Now, when you’re spinning the singles, you’re supposed to pause occasionally and perform a “ply back test.” You let the strand twist back on itself, producing a short bit of two-ply yarn- a preview of the finished yarn. If the little bit doesn’t look or feel the way you want the finished yarn to look or feel, then you can change how much twist you’re putting in to achieve the right properties. I do the ply-back test often enough and generally end up with a sample that I’m happy with. If you’re smart, you clip off a good sample section and attach it to something near your wheel or spindle to remind yourself what you’re aiming for. (I’ll admit, I’m usually not that smart.)
You perform a similar test on the plied yarn as you ply (let’s call it a “twist test,”) but this time you don’t want the yarn to twist on itself. You want it to hang down nicely straight. If it twists on itself, that means you have too much or too little plying twist. You want a “balanced” yarn that doesn’t twist when you’re finished. An over-plied yarn can distort your knitted fabric. I did this test too and adjusted my twist to achieve a balanced yarn.
But then why did my yarn always look under-plied and nothing like my pretty ply-back sample? If I plied to the sample, the yarn twisted back on itself like crazy- theoretically leading to a poor knitting yarn and a waste of time and fiber (for me, anyway; you can do interesting things with over-active yarn, but it’s not my thing.)
Then I came across this post about good-looking two-ply yarns on Ask the Bellwether.
When you’re done spinning your singles, the standard advice is to let them sit for a few days. This lets some of the twist energy go “dormant” and makes the singles easier to manage. The other reason is that you never finish all of your singles at the same time (it’s more of a sequential activity,) so one single is always older than the other. Letting them sit for a few days evens them out so that you’re not plying a fresh energetic single with an older dormant one. You ply with stale singles, if you will. But when you do the ply-back test, the twist is still new and energetic. See where I’m going here?
The ply-back test, which you used to figure out how you wanted the yarn to look, used fresh singles. The twist test on the plied yarn uses stale singles. So, as the Bellwether points out, if you insert just enough twist to get a balanced yarn when plying the stale singles, you’ll actually under-ply. Every time.
Once I read that, I couldn’t wait to finish spinning some singles to try this out. I plied to my sample (which had been made with the ply-back, fresh single) instead of to a balanced yarn. The finished skein twisted something fierce, but I dropped it in it’s hot bath anyway.

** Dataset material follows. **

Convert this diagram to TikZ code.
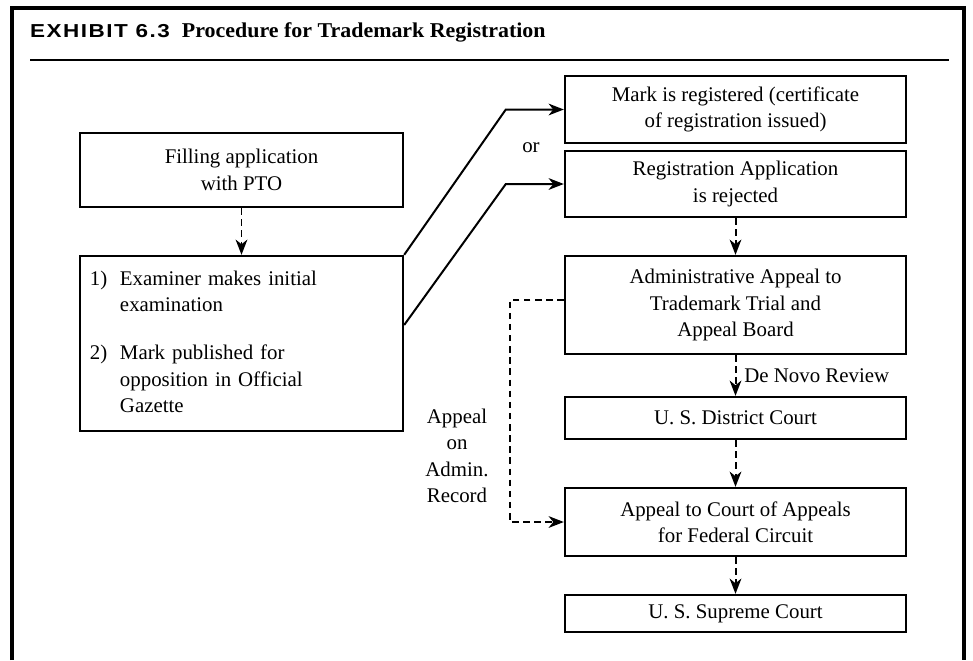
\documentclass[tikz,border=0pt]{standalone}
\usepackage{fontspec}
\setmainfont{Liberation Serif}
\newfontfamily\exhibitfont[FakeStretch=1.2,LetterSpace=8]{Liberation Sans}
\newfontfamily\headfont[FakeStretch=1.04]{Liberation Serif}
\usepackage{tikz}
\usetikzlibrary{arrows.meta, arrows}
\usetikzlibrary{positioning}

\tikzset{
  box/.style={draw, line width=2pt, rectangle, inner sep=0pt, align=center},
  rightbox/.style={box, minimum width=10.23cm},
  leftbox/.style={box, minimum width=9.69cm},
  solidarrow/.style={line width=1.7pt, -{Stealth[length=13pt, width=10pt, inset=4pt]}},
  dasharrow/.style={solidarrow, dash pattern=on 5.5pt off 4pt},
}

\begin{document}
\begin{tikzpicture}[x=0.03cm, y=-0.03cm, font=\fontsize{17.8}{22.5}\selectfont]
  \useasboundingbox (0,0) rectangle (973,660);

  % outer frame and title
  \draw[line width=2.6pt] (12,660) -- (12,8) -- (964,8) -- (964,660);
  \node[anchor=base west, inner sep=0pt] (title) at (30,37)
    {{\exhibitfont\fontsize{16}{18}\selectfont\bfseries EXHIBIT 6.3}\hspace{0.36cm}%
     {\headfont\fontsize{18}{20}\selectfont\bfseries Procedure for Trademark Registration}};
  \draw[line width=0.9pt] (30,60) -- (949,60);

  % Left column
  \node[leftbox, minimum height=2.22cm] (filling) at (241.5,170) {Filling application\\with PTO};
  \node[leftbox, minimum height=5.25cm, inner xsep=0.3cm, text width=9.09cm, align=left] (exam) at (241.5,343.5)
    {\begin{tabular}{@{}p{0.9cm}@{}l@{}}
       1) & Examiner makes initial\\
          & examination\\[0.66cm]
       2) & Mark published for\\
          & opposition in Official\\
          & Gazette
     \end{tabular}};

  % Right column
  \node[rightbox, minimum height=2.01cm] (mark) at (735.5,109.5) {Mark is registered (certificate\\of registration issued)};
  \node[rightbox, minimum height=1.98cm] (reject) at (735.5,184) {Registration Application\\is rejected};
  \node[rightbox, minimum height=2.94cm] (admin) at (735.5,305) {Administrative Appeal to\\Trademark Trial and\\Appeal Board};
  \node[rightbox, minimum height=1.26cm] (district) at (735.5,418) {U. S. District Court};
  \node[rightbox, minimum height=2.04cm] (appeals) at (735.5,522) {Appeal to Court of Appeals\\for Federal Circuit};
  \node[rightbox, minimum height=1.11cm] (supreme) at (735.5,613.5) {U. S. Supreme Court};

  \node (or) at (531,148) {or};
  \node[align=center] (adminrec) at (457,456) {Appeal\\on\\Admin.\\Record};

  % Arrows
  \draw[dasharrow] (filling) -- (exam);
  \draw[solidarrow] (exam.north east) -- ([xshift=-1.74cm]mark.west) -- (mark.west);
  \draw[solidarrow] ([yshift=0.555cm]exam.east) -- ([xshift=-1.74cm]reject.west) -- (reject.west);
  \draw[dasharrow] (reject) -- (admin);
  \draw[dasharrow] (admin) -- node[right, xshift=0.12cm] {De Novo Review} (district);
  \draw[dasharrow] (district) -- (appeals);
  \draw[dasharrow] (appeals) -- (supreme);
  \draw[dasharrow] ([yshift=0.15cm]admin.west) -- ++(-1.62cm,0) |- (appeals.west);
\end{tikzpicture}
\end{document}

It bled quite a bit (took three rinses to get the water to be only tinted purple!) Yes, there’s another skein in there with it, which luckily was brown so didn’t get any dye on it. I need to remember to always wash skeins separately. I just know I’ll put a red skein in with something white sooner or later and then I’ll be sorry.
What came out of that sink, though, was beautiful. The dried skein didn’t twist back on itself at all and I finally had a yarn that looked and felt right. It knits up lovely.
I have since replicated these results with three other fibers:
So, what have we learned?
Ignore the twisting skein. Follow the sample. The sample will set you free.